THE PROBLEM.
From the entries below, copy out every line with "standalone" in it.

DATA PROVIDED.
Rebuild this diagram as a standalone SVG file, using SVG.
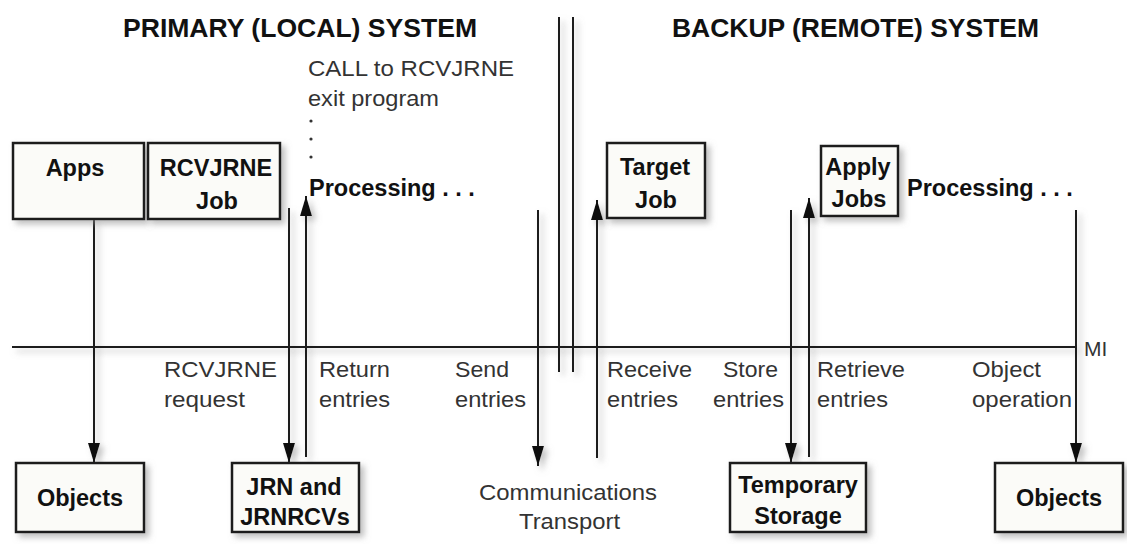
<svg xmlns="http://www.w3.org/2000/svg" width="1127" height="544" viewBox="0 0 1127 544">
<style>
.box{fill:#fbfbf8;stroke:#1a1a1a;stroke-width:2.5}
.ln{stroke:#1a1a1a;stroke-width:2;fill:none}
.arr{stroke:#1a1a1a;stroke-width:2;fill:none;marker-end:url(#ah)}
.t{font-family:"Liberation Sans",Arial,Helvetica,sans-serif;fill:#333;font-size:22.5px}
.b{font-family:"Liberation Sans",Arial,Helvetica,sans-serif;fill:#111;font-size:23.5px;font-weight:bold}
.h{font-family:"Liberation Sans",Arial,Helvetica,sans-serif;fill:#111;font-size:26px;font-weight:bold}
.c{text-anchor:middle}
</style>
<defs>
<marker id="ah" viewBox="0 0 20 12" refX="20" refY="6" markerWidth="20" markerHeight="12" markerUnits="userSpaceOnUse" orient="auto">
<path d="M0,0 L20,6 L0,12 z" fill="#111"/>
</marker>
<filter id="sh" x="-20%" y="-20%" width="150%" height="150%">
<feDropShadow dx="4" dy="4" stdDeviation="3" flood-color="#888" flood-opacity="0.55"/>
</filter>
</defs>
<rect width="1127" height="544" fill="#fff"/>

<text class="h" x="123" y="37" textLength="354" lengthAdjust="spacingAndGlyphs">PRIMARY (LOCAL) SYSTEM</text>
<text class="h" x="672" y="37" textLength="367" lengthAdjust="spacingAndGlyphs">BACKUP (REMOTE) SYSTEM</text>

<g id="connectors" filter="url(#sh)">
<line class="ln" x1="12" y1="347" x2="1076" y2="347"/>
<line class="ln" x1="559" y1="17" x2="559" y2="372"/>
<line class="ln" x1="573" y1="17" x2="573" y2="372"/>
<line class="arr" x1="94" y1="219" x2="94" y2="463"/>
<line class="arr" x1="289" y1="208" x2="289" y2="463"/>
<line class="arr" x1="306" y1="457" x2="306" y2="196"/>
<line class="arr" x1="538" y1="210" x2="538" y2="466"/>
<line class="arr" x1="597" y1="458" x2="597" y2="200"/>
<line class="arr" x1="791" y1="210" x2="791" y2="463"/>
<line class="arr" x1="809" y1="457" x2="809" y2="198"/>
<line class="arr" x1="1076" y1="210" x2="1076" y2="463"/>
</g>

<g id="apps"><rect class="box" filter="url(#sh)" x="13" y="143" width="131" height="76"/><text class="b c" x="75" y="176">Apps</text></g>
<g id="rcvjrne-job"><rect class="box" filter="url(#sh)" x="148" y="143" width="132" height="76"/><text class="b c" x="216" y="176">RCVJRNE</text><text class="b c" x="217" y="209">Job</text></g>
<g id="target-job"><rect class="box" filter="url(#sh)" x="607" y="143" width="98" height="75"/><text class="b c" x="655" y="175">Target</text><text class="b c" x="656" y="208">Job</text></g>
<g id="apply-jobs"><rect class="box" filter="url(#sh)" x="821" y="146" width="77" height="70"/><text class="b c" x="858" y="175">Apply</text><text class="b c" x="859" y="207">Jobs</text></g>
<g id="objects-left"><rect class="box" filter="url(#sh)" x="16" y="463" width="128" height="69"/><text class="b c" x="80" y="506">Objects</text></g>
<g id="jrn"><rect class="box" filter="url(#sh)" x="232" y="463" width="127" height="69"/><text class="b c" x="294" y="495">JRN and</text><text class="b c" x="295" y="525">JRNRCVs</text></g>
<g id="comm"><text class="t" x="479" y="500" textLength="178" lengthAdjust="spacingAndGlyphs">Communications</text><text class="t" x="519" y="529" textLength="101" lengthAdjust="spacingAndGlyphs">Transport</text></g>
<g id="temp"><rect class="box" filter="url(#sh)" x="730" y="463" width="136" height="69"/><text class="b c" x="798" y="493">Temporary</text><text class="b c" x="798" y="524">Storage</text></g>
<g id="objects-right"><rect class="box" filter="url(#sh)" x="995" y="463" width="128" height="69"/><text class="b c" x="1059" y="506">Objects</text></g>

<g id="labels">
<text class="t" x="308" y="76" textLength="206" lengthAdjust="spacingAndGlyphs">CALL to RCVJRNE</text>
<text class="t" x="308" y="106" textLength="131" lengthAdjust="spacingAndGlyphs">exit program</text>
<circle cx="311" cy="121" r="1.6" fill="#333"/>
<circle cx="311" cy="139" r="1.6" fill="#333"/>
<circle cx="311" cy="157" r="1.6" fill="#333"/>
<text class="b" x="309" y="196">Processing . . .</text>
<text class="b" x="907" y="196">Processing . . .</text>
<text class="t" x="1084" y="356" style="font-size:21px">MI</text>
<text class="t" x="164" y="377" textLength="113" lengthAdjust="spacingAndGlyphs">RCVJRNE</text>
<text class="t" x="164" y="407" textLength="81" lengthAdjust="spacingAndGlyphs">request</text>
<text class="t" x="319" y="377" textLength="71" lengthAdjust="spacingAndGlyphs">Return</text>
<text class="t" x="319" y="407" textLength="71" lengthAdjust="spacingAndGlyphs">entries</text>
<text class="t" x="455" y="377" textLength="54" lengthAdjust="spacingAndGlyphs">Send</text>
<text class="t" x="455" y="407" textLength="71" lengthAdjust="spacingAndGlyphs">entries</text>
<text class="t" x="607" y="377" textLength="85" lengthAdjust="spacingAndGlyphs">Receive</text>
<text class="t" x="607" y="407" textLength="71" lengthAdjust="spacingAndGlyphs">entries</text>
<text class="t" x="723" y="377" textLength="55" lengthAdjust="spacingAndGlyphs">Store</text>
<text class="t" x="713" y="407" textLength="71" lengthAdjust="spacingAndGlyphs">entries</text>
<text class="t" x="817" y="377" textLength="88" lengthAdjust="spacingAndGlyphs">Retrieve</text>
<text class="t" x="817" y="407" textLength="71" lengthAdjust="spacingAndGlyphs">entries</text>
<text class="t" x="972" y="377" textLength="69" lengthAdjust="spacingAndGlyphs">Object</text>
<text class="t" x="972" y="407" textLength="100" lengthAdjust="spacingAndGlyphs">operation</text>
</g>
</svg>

---

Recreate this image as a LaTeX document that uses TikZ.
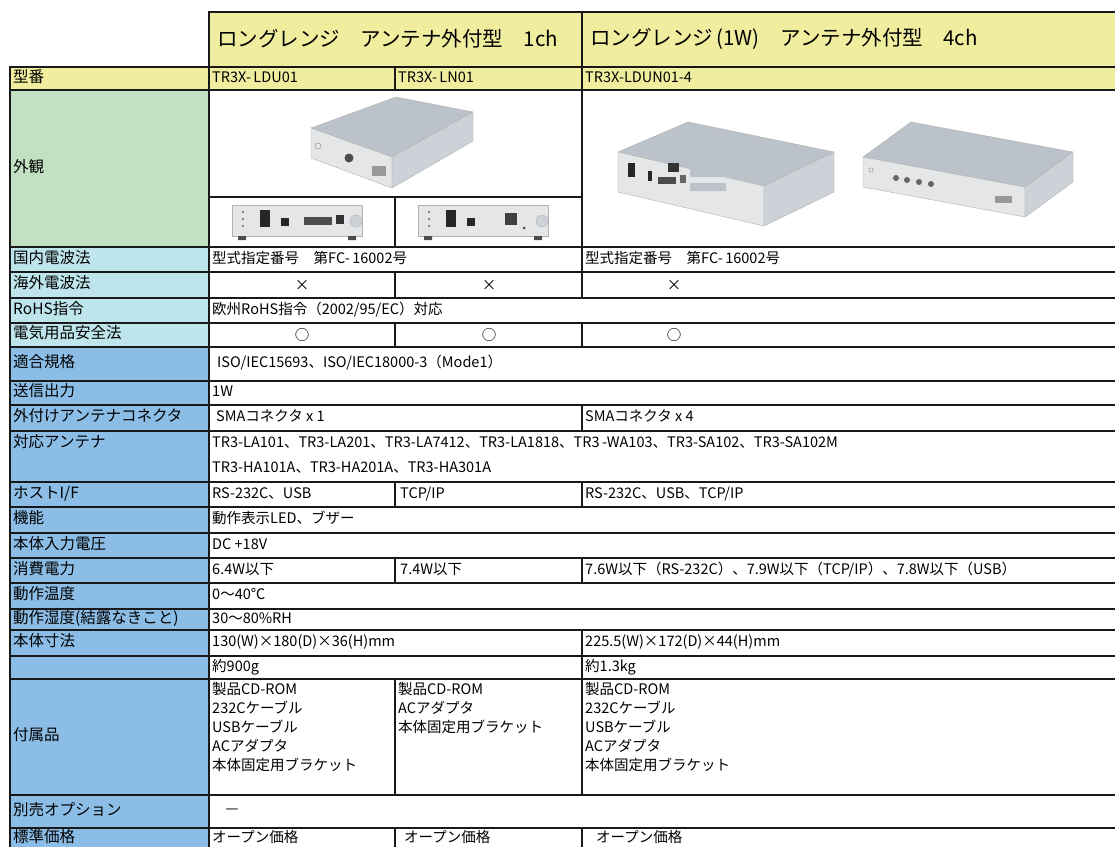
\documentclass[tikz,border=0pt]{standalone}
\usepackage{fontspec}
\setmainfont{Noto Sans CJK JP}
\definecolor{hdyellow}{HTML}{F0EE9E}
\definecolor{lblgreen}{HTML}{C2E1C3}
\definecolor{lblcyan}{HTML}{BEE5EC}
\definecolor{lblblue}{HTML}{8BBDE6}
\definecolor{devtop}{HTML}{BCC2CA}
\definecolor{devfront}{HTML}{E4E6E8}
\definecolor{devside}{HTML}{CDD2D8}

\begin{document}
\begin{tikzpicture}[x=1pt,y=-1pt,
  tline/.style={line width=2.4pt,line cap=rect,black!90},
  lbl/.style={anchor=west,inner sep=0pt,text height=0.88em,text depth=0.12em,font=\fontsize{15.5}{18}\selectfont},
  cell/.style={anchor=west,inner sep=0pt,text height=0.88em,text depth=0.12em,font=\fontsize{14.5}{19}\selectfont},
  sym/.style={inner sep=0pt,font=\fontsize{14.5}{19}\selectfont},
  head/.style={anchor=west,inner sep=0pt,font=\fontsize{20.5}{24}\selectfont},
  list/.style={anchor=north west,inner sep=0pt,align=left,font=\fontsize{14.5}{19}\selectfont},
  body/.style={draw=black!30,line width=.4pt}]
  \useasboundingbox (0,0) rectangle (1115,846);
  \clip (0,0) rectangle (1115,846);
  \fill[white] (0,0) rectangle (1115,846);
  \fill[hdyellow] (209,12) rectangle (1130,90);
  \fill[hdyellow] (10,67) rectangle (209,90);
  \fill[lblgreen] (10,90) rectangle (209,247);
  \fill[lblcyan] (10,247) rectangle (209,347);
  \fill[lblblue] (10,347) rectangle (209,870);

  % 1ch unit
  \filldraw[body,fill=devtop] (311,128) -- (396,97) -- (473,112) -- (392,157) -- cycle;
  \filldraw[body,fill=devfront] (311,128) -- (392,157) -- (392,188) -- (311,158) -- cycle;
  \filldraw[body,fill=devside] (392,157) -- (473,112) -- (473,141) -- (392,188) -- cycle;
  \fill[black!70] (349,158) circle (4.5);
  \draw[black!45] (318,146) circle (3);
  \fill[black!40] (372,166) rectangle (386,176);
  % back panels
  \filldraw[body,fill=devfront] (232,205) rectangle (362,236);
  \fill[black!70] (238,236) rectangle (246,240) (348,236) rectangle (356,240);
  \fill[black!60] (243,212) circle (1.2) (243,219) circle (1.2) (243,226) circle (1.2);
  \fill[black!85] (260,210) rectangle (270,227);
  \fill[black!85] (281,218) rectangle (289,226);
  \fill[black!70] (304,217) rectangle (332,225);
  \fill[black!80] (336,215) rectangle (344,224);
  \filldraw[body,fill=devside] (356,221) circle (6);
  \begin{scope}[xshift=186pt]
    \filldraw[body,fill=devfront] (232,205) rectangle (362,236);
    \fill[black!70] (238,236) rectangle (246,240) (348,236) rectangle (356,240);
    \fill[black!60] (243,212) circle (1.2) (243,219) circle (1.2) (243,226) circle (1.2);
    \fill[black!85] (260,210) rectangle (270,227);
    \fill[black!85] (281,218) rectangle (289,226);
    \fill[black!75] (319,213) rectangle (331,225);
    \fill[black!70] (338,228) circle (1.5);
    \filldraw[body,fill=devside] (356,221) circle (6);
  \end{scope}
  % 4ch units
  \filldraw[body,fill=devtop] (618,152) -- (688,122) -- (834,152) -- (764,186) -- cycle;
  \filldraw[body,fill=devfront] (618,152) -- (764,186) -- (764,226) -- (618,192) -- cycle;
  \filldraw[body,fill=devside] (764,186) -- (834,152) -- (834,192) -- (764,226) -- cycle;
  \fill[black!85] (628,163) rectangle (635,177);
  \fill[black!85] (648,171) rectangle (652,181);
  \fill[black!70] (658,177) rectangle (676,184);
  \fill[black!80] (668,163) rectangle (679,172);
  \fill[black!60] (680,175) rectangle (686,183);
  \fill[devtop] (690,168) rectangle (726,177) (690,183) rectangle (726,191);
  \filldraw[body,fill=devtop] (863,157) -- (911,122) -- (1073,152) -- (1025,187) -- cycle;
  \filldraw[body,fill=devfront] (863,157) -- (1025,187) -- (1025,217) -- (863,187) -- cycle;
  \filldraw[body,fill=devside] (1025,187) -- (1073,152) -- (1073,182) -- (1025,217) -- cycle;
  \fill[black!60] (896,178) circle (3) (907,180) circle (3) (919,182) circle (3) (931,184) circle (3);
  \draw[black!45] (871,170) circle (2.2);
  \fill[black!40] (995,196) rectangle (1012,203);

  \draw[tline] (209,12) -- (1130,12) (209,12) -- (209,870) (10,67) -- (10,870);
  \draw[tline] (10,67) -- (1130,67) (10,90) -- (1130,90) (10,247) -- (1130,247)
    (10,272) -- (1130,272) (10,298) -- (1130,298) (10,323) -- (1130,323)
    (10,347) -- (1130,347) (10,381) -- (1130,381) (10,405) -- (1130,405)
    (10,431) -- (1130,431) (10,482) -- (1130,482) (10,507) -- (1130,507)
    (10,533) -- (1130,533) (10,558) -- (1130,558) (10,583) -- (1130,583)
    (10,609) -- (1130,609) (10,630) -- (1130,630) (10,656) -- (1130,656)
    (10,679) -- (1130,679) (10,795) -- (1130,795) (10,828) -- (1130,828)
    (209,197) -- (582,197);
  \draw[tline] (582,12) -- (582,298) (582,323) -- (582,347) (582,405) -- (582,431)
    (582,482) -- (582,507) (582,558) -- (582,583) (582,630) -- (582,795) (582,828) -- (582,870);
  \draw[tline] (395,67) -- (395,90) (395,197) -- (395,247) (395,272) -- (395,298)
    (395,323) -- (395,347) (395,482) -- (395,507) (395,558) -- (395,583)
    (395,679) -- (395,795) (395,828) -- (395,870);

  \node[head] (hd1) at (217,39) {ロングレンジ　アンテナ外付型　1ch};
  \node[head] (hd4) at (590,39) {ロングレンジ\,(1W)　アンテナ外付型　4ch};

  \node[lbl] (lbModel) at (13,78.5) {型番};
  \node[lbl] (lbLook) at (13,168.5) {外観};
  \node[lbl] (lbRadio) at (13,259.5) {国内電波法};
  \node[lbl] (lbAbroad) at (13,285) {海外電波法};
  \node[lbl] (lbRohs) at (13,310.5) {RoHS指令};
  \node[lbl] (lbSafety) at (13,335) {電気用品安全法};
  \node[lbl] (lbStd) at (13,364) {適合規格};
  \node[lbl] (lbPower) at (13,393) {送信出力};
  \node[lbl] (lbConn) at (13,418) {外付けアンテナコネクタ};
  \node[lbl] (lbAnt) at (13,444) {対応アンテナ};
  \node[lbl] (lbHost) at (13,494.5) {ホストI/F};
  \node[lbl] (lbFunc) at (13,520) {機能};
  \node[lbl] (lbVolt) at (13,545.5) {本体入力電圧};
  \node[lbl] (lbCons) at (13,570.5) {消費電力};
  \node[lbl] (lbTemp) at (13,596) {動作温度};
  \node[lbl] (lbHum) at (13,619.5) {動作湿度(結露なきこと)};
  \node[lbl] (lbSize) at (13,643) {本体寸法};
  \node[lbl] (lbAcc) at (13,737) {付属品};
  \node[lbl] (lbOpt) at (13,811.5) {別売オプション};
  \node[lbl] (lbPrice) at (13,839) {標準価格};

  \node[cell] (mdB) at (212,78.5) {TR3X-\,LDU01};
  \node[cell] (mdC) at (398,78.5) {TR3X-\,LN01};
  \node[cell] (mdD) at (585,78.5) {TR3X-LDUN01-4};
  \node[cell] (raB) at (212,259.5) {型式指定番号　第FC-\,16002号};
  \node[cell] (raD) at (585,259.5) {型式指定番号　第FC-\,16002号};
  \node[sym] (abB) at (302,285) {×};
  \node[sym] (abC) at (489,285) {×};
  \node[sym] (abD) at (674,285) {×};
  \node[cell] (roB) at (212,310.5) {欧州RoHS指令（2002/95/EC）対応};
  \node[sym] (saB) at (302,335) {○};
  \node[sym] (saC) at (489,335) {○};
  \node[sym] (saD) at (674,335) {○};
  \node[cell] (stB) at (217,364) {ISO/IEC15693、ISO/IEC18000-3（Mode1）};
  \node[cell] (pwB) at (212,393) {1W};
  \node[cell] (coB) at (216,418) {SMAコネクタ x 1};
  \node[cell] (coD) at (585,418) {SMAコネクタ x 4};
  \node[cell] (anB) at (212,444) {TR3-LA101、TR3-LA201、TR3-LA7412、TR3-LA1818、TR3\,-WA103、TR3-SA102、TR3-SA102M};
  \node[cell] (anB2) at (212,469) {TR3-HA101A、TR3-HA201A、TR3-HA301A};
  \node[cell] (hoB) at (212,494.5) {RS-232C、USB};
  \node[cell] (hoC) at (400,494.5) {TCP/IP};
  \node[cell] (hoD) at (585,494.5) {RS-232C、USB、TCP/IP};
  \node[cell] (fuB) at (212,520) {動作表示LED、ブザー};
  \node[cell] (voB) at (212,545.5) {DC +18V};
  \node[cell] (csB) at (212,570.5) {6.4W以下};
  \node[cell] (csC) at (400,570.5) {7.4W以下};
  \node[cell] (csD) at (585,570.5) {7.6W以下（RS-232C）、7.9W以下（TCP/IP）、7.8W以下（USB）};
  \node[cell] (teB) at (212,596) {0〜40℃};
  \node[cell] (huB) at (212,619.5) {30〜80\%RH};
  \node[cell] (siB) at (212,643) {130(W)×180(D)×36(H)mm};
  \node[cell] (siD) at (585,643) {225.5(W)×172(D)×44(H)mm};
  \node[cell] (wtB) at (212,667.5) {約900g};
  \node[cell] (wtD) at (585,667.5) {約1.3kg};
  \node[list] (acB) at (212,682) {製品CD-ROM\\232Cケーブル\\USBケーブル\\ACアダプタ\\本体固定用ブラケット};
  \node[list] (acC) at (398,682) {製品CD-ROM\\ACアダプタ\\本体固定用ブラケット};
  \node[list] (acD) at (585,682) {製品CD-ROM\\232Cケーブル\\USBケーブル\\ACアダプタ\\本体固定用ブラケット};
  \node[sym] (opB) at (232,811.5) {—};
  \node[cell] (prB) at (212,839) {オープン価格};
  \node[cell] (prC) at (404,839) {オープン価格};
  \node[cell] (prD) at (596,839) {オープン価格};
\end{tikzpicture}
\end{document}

ANSWER TO THIS PROBLEM.
Rebuild this diagram as a standalone SVG file, using SVG.
\documentclass[tikz,border=0pt]{standalone}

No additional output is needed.